In posting this, some may accuse me of having an ax to grind, just because at lunchtime yesterday at the Hall Arts Center Parking Garage I got stuck behind a long line of cars belonging to Exxon shareholders that were leaving the company’s meeting at the Meyerson Symphony Center.
But I hold no particular grudge against them, or against CEO Rex Tillerson, who has (refreshingly, for an oil company executive) been willing to acknowledge that human activity and greenhouse gases contribute to climate change. However, as a member of the media, I bristle at Tillerson’s claim, noted by the Dallas Morning News, that it’s the media’s fault that people have come to believe that modern natural gas drilling can lead to contamination of underground water tables.
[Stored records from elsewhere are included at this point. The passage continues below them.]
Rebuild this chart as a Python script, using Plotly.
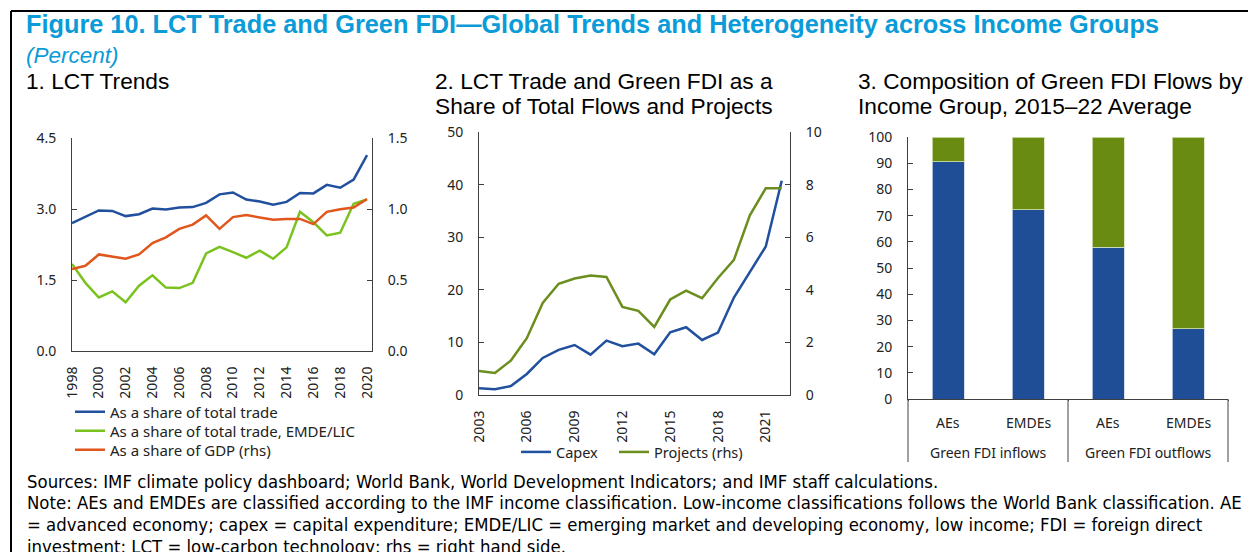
import plotly.graph_objects as go

# panel 1 - LCT trends
years1 = list(range(1998, 2021))
share_trade = [2.70, 2.83, 2.97, 2.96, 2.85, 2.89, 3.01, 2.99, 3.03, 3.04, 3.13, 3.31,
               3.35, 3.20, 3.16, 3.09, 3.15, 3.34, 3.33, 3.51, 3.45, 3.62, 4.14]
share_trade_emde = [1.84, 1.44, 1.13, 1.26, 1.03, 1.38, 1.60, 1.34, 1.33, 1.44, 2.06, 2.20,
                    2.09, 1.97, 2.12, 1.95, 2.19, 2.94, 2.72, 2.44, 2.50, 3.11, 3.20]
share_gdp = [0.578, 0.60, 0.68, 0.665, 0.65, 0.68, 0.76, 0.80, 0.86, 0.89, 0.955, 0.86,
             0.943, 0.957, 0.943, 0.925, 0.93, 0.93, 0.894, 0.98, 0.998, 1.01, 1.07]

# panel 2 - green FDI share
years2 = list(range(2003, 2023))
capex = [1.27, 1.08, 1.7, 4.0, 7.04, 8.57, 9.5, 7.68, 10.34, 9.26, 9.77, 7.74,
         11.93, 12.88, 10.47, 11.87, 18.53, 23.48, 28.24, 40.74]
projects = [0.91, 0.84, 1.31, 2.16, 3.5, 4.23, 4.43, 4.54, 4.49, 3.35, 3.2, 2.59,
            3.63, 3.97, 3.68, 4.45, 5.14, 6.83, 7.86, 7.86]

# panel 3 - composition by income group
flow_groups = ["Green FDI inflows", "Green FDI inflows", "Green FDI outflows", "Green FDI outflows"]
income_groups = ["AEs", "EMDEs", "AEs", "EMDEs"]
part_blue = [90.5, 72.3, 58.0, 26.9]
part_green = [100 - v for v in part_blue]

BLUE = "#21509e"
LIME = "#7ac21e"
ORANGE = "#e0561c"
OLIVE = "#6b8e1e"
BAR_BLUE = "#1f4e96"
BAR_GREEN = "#698b12"
TITLE_BLUE = "#0a9bd8"
AX = "#404040"
SANS = "Noto Sans, Open Sans, sans-serif"
TICKFONT = dict(family=SANS, size=14, color="#222222")
W, H = 1248, 552


def px(x):
    return x / W


def py(y):
    return 1 - y / H


fig = go.Figure()

# one legend per row so the rows sit where the original has them
lg_names = ["legend", "legend3", "legend4"]
p1 = [("As a share of total trade", share_trade, BLUE, "y"),
      ("As a share of total trade, EMDE/LIC", share_trade_emde, LIME, "y"),
      ("As a share of GDP (rhs)", share_gdp, ORANGE, "y2")]
for (name, vals, col, ya), lg in zip(p1, lg_names):
    fig.add_trace(go.Scatter(x=years1, y=vals, name=name, line=dict(color=col, width=2.5),
                             xaxis="x", yaxis=ya, legend=lg))

fig.add_trace(go.Scatter(x=years2, y=capex, name="Capex",
                         line=dict(color=BLUE, width=2.5), xaxis="x2", yaxis="y3", legend="legend2"))
fig.add_trace(go.Scatter(x=years2, y=projects, name="Projects (rhs)",
                         line=dict(color=OLIVE, width=2.5), xaxis="x2", yaxis="y4", legend="legend5"))

fig.add_trace(go.Bar(x=[flow_groups, income_groups], y=part_blue, marker_color=BAR_BLUE,
                     marker_line=dict(color="#c9d6ea", width=0.8), width=0.4,
                     xaxis="x3", yaxis="y5", showlegend=False))
fig.add_trace(go.Bar(x=[flow_groups, income_groups], y=part_green, marker_color=BAR_GREEN,
                     marker_line=dict(color="#d6e3b8", width=0.8), width=0.4,
                     xaxis="x3", yaxis="y5", showlegend=False))

yax = dict(showline=True, linecolor=AX, linewidth=1, ticks="inside", ticklen=5, tickcolor=AX,
           showgrid=False, zeroline=False, tickfont=TICKFONT, ticklabelstandoff=12, automargin=False)
xax = dict(showline=True, linecolor=AX, linewidth=1, ticks="", showgrid=False, zeroline=False,
           tickfont=TICKFONT, tickangle=-90, ticklabelstandoff=9, automargin=False)

legend_row = dict(xanchor="left", yanchor="middle", orientation="v", font=dict(TICKFONT, size=15),
                  bgcolor="rgba(0,0,0,0)", itemwidth=30)
legend_p2 = dict(legend_row, font=dict(TICKFONT, size=14.5))

fig.update_layout(
    width=W, height=H, margin=dict(l=0, r=0, t=0, b=0, autoexpand=False),
    paper_bgcolor="white", plot_bgcolor="white", barmode="stack",
    xaxis=dict(xax, domain=[px(72), px(372)], range=[1998, 2020.37],
               tickvals=list(range(1998, 2021, 2)), anchor="y"),
    yaxis=dict(yax, domain=[py(351), py(138)], range=[0, 4.5], dtick=1.5, tickformat=".1f", anchor="x"),
    yaxis2=dict(yax, overlaying="y", side="right", range=[0, 1.5], dtick=0.5, tickformat=".1f", anchor="x"),
    xaxis2=dict(xax, domain=[px(479), px(790)], range=[2003, 2022.52],
                tickvals=list(range(2003, 2022, 3)), anchor="y3"),
    yaxis3=dict(yax, domain=[py(395), py(132)], range=[0, 50], dtick=10, anchor="x2"),
    yaxis4=dict(yax, overlaying="y3", side="right", range=[0, 10], dtick=2, anchor="x2"),
    xaxis3=dict(showline=True, linecolor=AX, linewidth=1, ticks="", showgrid=False, automargin=False,
                domain=[px(908), px(1228)], showticklabels=False, anchor="y5"),
    yaxis5=dict(yax, domain=[py(399), py(137)], range=[0, 100], dtick=10, anchor="x3"),
    legend=dict(legend_row, x=px(70), y=py(412)),
    legend3=dict(legend_row, x=px(70), y=py(431)),
    legend4=dict(legend_row, x=px(70), y=py(450)),
    legend2=dict(legend_p2, x=px(516), y=py(452)),
    legend5=dict(legend_p2, x=px(614), y=py(452)),
)

TF = "Liberation Sans, Arial, sans-serif"
ann = [
    dict(text="<b>Figure 10. LCT Trade and Green FDI\u2014Global Trends and Heterogeneity across Income Groups</b>",
         x=px(23.5), y=py(23.5), font=dict(family=TF, size=25.3, color=TITLE_BLUE)),
    dict(text="<i>(Percent)</i>", x=px(23.5), y=py(55), font=dict(family=TF, size=22.5, color=TITLE_BLUE)),
    dict(text="1. LCT Trends", x=px(24), y=py(80.5), font=dict(family=TF, size=22.7, color="black")),
    dict(text="2. LCT Trade and Green FDI as a", x=px(433), y=py(80.5), font=dict(family=TF, size=22.7, color="black")),
    dict(text="Share of Total Flows and Projects", x=px(433), y=py(105.5), font=dict(family=TF, size=22.7, color="black")),
    dict(text="3. Composition of Green FDI Flows by", x=px(856), y=py(80.5), font=dict(family=TF, size=22.7, color="black")),
    dict(text="Income Group, 2015\u201322 Average", x=px(856), y=py(105.5), font=dict(family=TF, size=22.7, color="black")),
]
# category labels under panel 3
for xc, lab in zip([948, 1028, 1108, 1188], income_groups):
    ann.append(dict(text=lab, x=px(xc), y=py(422), xanchor="center", font=TICKFONT))
for xc, lab in zip([988, 1148], [flow_groups[0], flow_groups[2]]):
    ann.append(dict(text=lab, x=px(xc), y=py(452), xanchor="center", font=TICKFONT))

NF = dict(family="DejaVu Sans Condensed, sans-serif", size=18.4, color="black")
notes = [
    "Sources: IMF climate policy dashboard; World Bank, World Development Indicators; and IMF staff calculations.",
    "Note: AEs and EMDEs are classified according to the IMF income classification. Low-income classifications follows the World Bank classification. AE",
    "= advanced economy; capex = capital expenditure; EMDE/LIC = emerging market and developing economy, low income; FDI = foreign direct",
    "investment; LCT = low-carbon technology; rhs = right hand side.",
]
for i, t in enumerate(notes):
    ann.append(dict(text=t, x=px(25), y=py(481 + 21.7 * i), font=NF))
for a in ann:
    a.setdefault("xanchor", "left")
    a.update(xref="paper", yref="paper", yanchor="middle", showarrow=False)
fig.update_layout(annotations=ann)

# outer frame of the figure box
fig.add_shape(type="line", xref="paper", yref="paper", x0=px(11), x1=px(11), y0=0, y1=py(11),
              line=dict(color="black", width=2))
fig.add_shape(type="line", xref="paper", yref="paper", x0=px(11), x1=1, y0=py(11), y1=py(11),
              line=dict(color="black", width=2))
# dividers of the panel 3 category box
for xd in [908, 1068, 1228]:
    fig.add_shape(type="line", xref="paper", yref="paper", x0=px(xd), x1=px(xd), y0=py(399), y1=py(462),
                  line=dict(color=AX, width=1))

fig.write_html("out.html", config={"displayModeBar": False},
               post_script="document.body.style.margin='0px';")
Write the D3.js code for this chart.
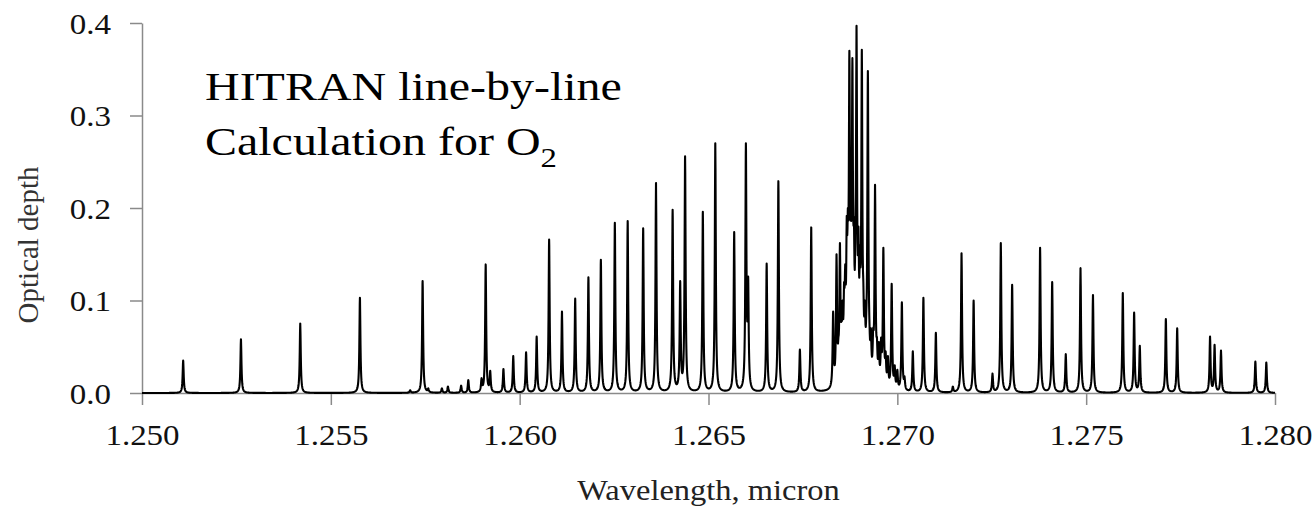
<!DOCTYPE html>
<html>
<head>
<meta charset="utf-8">
<script src="https://cdn.jsdelivr.net/npm/d3@7"></script>
<style>
  body { margin: 0; background: #fff; }
  svg { display: block; font-family: "Liberation Serif", "Times New Roman", serif; }
</style>
</head>
<body>
<div id="chart"></div>
<script>
// Line list: centre wavelength (micron) and optical depth at the peak
const lineCenters = [
  1.25109, 1.25262, 1.25419, 1.25577, 1.25710, 1.25743, 1.25758, 1.25794, 1.25810,
  1.25845, 1.25864, 1.25899, 1.25910, 1.25922, 1.25957, 1.25983, 1.26017, 1.26045,
  1.26078, 1.26112, 1.26147, 1.26182, 1.26215, 1.26252, 1.26286, 1.26327, 1.26361,
  1.26405, 1.26425, 1.26438, 1.26485, 1.26518, 1.26568, 1.26599, 1.26605, 1.26654,
  1.26685, 1.26742, 1.26772,
  // band head
  1.26830, 1.26835, 1.26839, 1.26844, 1.26848, 1.26852, 1.26855, 1.26859, 1.26862,
  1.26866, 1.26869, 1.26873, 1.26877, 1.26881, 1.26885, 1.26889, 1.26892, 1.26897,
  1.26901, 1.26906, 1.26910, 1.26914, 1.26918, 1.26922, 1.26926, 1.26930, 1.26936,
  1.26941, 1.26946, 1.26951, 1.26957, 1.26963, 1.26969, 1.26975, 1.26985, 1.26993,
  1.27000, 1.27012, 1.27019,
  // long-wave side
  1.27041, 1.27069, 1.27102, 1.27147, 1.27170, 1.27202, 1.27252, 1.27274, 1.27304,
  1.27378, 1.27410, 1.27446, 1.27485, 1.27518, 1.27597, 1.27627, 1.27642, 1.27711,
  1.27741, 1.27828, 1.27840, 1.27857, 1.27948, 1.27977
];
const lineDepths = [
  0.035, 0.058, 0.075, 0.103, 0.003, 0.121, 0.005, 0.005, 0.007,
  0.008, 0.014, 0.016, 0.139, 0.024, 0.026, 0.040, 0.044, 0.061,
  0.166, 0.088, 0.102, 0.125, 0.144, 0.184, 0.186, 0.178, 0.227,
  0.198, 0.121, 0.256, 0.196, 0.270, 0.174, 0.270, 0.126, 0.140,
  0.229, 0.047, 0.179,
  0.088, 0.030, 0.150, 0.060, 0.162, 0.080, 0.100, 0.120, 0.139,
  0.191, 0.200, 0.370, 0.200, 0.362, 0.190, 0.180, 0.397, 0.180,
  0.160, 0.371, 0.120, 0.100, 0.090, 0.348, 0.080, 0.070, 0.070,
  0.225, 0.060, 0.055, 0.060, 0.157, 0.045, 0.040, 0.118, 0.030,
  0.025, 0.098, 0.018,
  0.045, 0.103, 0.065, 0.007, 0.151, 0.100, 0.021, 0.162, 0.117,
  0.157, 0.120, 0.042, 0.135, 0.106, 0.108, 0.087, 0.051, 0.080,
  0.070, 0.061, 0.052, 0.046, 0.034, 0.033
];
const xTicks = [1.250, 1.255, 1.260, 1.265, 1.270, 1.275, 1.280];
const yTicks = [0.0, 0.1, 0.2, 0.3, 0.4];

const width = 1316;
const height = 506;
const margin = { top: 23, right: 41, bottom: 113, left: 142 };
const innerW = width - margin.left - margin.right;
const innerH = height - margin.top - margin.bottom;
const stretch = 1.1; // the text in the picture is a bit wider than plain Times

const svg = d3.select("#chart").append("svg")
  .attr("width", width)
  .attr("height", height);

const g = svg.append("g")
  .attr("transform", `translate(${margin.left},${margin.top})`);

const x = d3.scaleLinear().domain([1.250, 1.280]).range([0, innerW]);
const y = d3.scaleLinear().domain([0, 0.4]).range([innerH, 0]);

// Lorentzian line shape (half width in micron)
const halfWidth = 1.6e-5;
const shape = (d) => 1 / (1 + (d / halfWidth) * (d / halfWidth));

// solve amplitudes so the summed curve peaks at the read depths
let amps = lineDepths.slice();
for (let k = 0; k < 40; k++) {
  amps = lineCenters.map((c, i) => {
    let other = 0;
    lineCenters.forEach((c2, j) => { if (j !== i) other += amps[j] * shape(c - c2); });
    return Math.max(0, lineDepths[i] - other);
  });
}

// sample the spectrum
const step = (x.domain()[1] - x.domain()[0]) / (innerW * 4);
const grid = d3.range(x.domain()[0], x.domain()[1] + step / 2, step).concat(lineCenters);
grid.sort(d3.ascending);
const spectrum = grid.map((w) => {
  let v = 0;
  lineCenters.forEach((c, i) => { v += amps[i] * shape(w - c); });
  return [w, v];
});

// axes
const axisColor = "#8a8a8a";
const xAxis = g.append("g")
  .attr("transform", `translate(0,${innerH})`)
  .call(d3.axisBottom(x).tickValues(xTicks).tickFormat(d3.format(".3f")).tickSize(12).tickSizeOuter(0));
const yAxis = g.append("g")
  .call(d3.axisLeft(y).tickValues(yTicks).tickFormat(d3.format(".1f")).tickSize(12).tickSizeOuter(0));

[xAxis, yAxis].forEach((ax) => {
  ax.select(".domain").attr("stroke", axisColor).attr("stroke-width", 1.5);
  ax.selectAll(".tick line").attr("stroke", axisColor).attr("stroke-width", 1.5);
  ax.selectAll("text")
    .attr("fill", "#111")
    .style("font-family", "Liberation Serif")
    .style("font-size", "30px");
});

xAxis.selectAll("text")
  .attr("y", 52)
  .attr("dy", null)
  .attr("transform", `scale(${stretch},1)`);

yAxis.selectAll("text")
  .attr("x", -31 / stretch)
  .attr("dy", "0.34em")
  .attr("transform", `scale(${stretch},1)`);

// the spectrum
g.append("path")
  .datum(spectrum)
  .attr("fill", "none")
  .attr("stroke", "#000")
  .attr("stroke-width", 2.1)
  .attr("stroke-linejoin", "round")
  .attr("d", d3.line().x((d) => x(d[0])).y((d) => y(d[1])));

// axis titles
svg.append("text")
  .attr("transform", `translate(${(margin.left + width - margin.right) / 2},500) scale(1.12,1)`)
  .attr("text-anchor", "middle")
  .attr("fill", "#222")
  .style("font-size", "29px")
  .text("Wavelength, micron");

svg.append("text")
  .attr("transform", "translate(38,245) rotate(-90)")
  .attr("text-anchor", "middle")
  .attr("fill", "#333")
  .style("font-size", "29px")
  .text("Optical depth");

// annotation
const note = svg.append("g").attr("transform", "translate(205,0) scale(1.17,1)");
note.append("text")
  .attr("y", 100)
  .attr("fill", "#000")
  .style("font-size", "41px")
  .text("HITRAN line-by-line");
const note2 = note.append("text")
  .attr("y", 155)
  .attr("fill", "#000")
  .style("font-size", "41px");
note2.append("tspan").text("Calculation for O");
note2.append("tspan").attr("dy", 12).style("font-size", "28px").text("2");
</script>
</body>
</html>
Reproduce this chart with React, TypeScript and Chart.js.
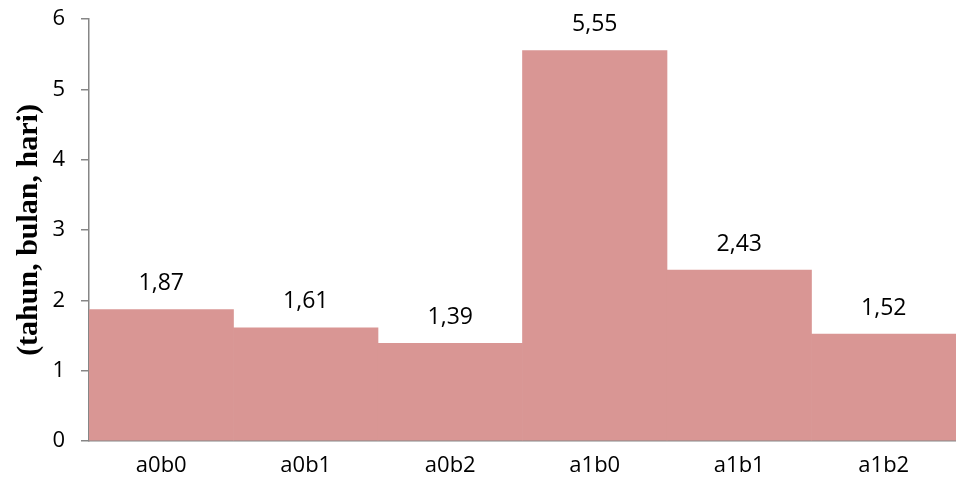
import React, { useEffect, useRef } from "react";
import { Chart, registerables } from "chart.js";

Chart.register(...registerables);

const categories = ["a0b0", "a0b1", "a0b2", "a1b0", "a1b1", "a1b2"];
const values = [1.87, 1.61, 1.39, 5.55, 2.43, 1.52];
const yTicks = [0, 1, 2, 3, 4, 5, 6];
const yTitle = "(tahun, bulan, hari)";

const BAR_COLOR = "#D99694";
const AXIS_COLOR = "#868686";
const FONT = "'Open Sans', 'Liberation Sans', sans-serif";

const valueLabels = {
  id: "valueLabels",
  afterDatasetsDraw(chart: any) {
    const ctx = chart.ctx;
    const meta = chart.getDatasetMeta(0);
    ctx.save();
    ctx.font = `23px ${FONT}`;
    ctx.fillStyle = "#000";
    ctx.textAlign = "center";
    ctx.textBaseline = "middle";
    meta.data.forEach((bar: any, i: number) => {
      const v = chart.data.datasets[0].data[i] as number;
      ctx.fillText(v.toFixed(2).replace(".", ","), bar.x, bar.y - 26);
    });
    ctx.restore();
  },
};

export default function App() {
  const ref = useRef<HTMLCanvasElement | null>(null);

  useEffect(() => {
    if (!ref.current) return;
    const chart = new Chart(ref.current, {
      type: "bar",
      data: {
        labels: categories,
        datasets: [
          {
            data: values,
            backgroundColor: BAR_COLOR,
            borderWidth: 0,
            barPercentage: 1,
            categoryPercentage: 1,
          },
        ],
      },
      options: {
        animation: false,
        responsive: false,
        layout: { padding: { top: 19, right: 0, left: 0, bottom: 0 } },
        plugins: {
          legend: { display: false },
          tooltip: { enabled: false },
        },
        scales: {
          x: {
            grid: { display: false, drawTicks: false },
            border: { display: true, color: AXIS_COLOR, width: 1.5 },
            ticks: { color: "#000", font: { family: FONT, size: 22 }, padding: 12 },
            afterFit(scale: any) {
              scale.height = 47;
            },
          },
          y: {
            min: 0,
            max: 6,
            afterBuildTicks(scale: any) {
              scale.ticks = yTicks.map((v) => ({ value: v }));
            },
            grid: {
              drawOnChartArea: false,
              drawTicks: true,
              tickLength: 8,
              color: AXIS_COLOR,
              lineWidth: 1.5,
            },
            border: { display: true, color: AXIS_COLOR, width: 1.5 },
            ticks: { color: "#000", font: { family: FONT, size: 22 }, padding: 16 },
            title: {
              display: true,
              text: yTitle,
              color: "#000",
              font: { family: "'Liberation Serif', serif", size: 30, weight: "bold" },
              padding: { top: 11, bottom: 0 },
            },
            afterFit(scale: any) {
              scale.width = 89;
              scale.paddingTop = 0;
              scale.paddingBottom = 0;
            },
          },
        },
      },
      plugins: [valueLabels],
    });
    return () => chart.destroy();
  }, []);

  return (
    <div style={{ position: "fixed", left: 0, top: 0, width: 956, height: 488, background: "#fff" }}>
      <canvas ref={ref} width={956} height={488} />
    </div>
  );
}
Sure, there have been a number of documented instances in which people have been able to set their faucet water on fire shortly after natural gas drilling began nearby. But, Tillerson said:
Maybe an old gas well was disturbed and began leaking. Or maybe when the population grows in rural areas, people drill more water wells and draw more water from the underground table, stirring up naturally occurring gas, or gas that leaked many decades ago.
“You don’t have to be too much of a snoop-dog reporter to think there were probably wells drilled in the 1920s, and that people didn’t care about contaminating the water table,” he said.
“All of that water withdrawal has moved a lot of this contamination around and made it very difficult to know where it originated.”
I suggest all media outlets immediately hire a snoop-dog reporter.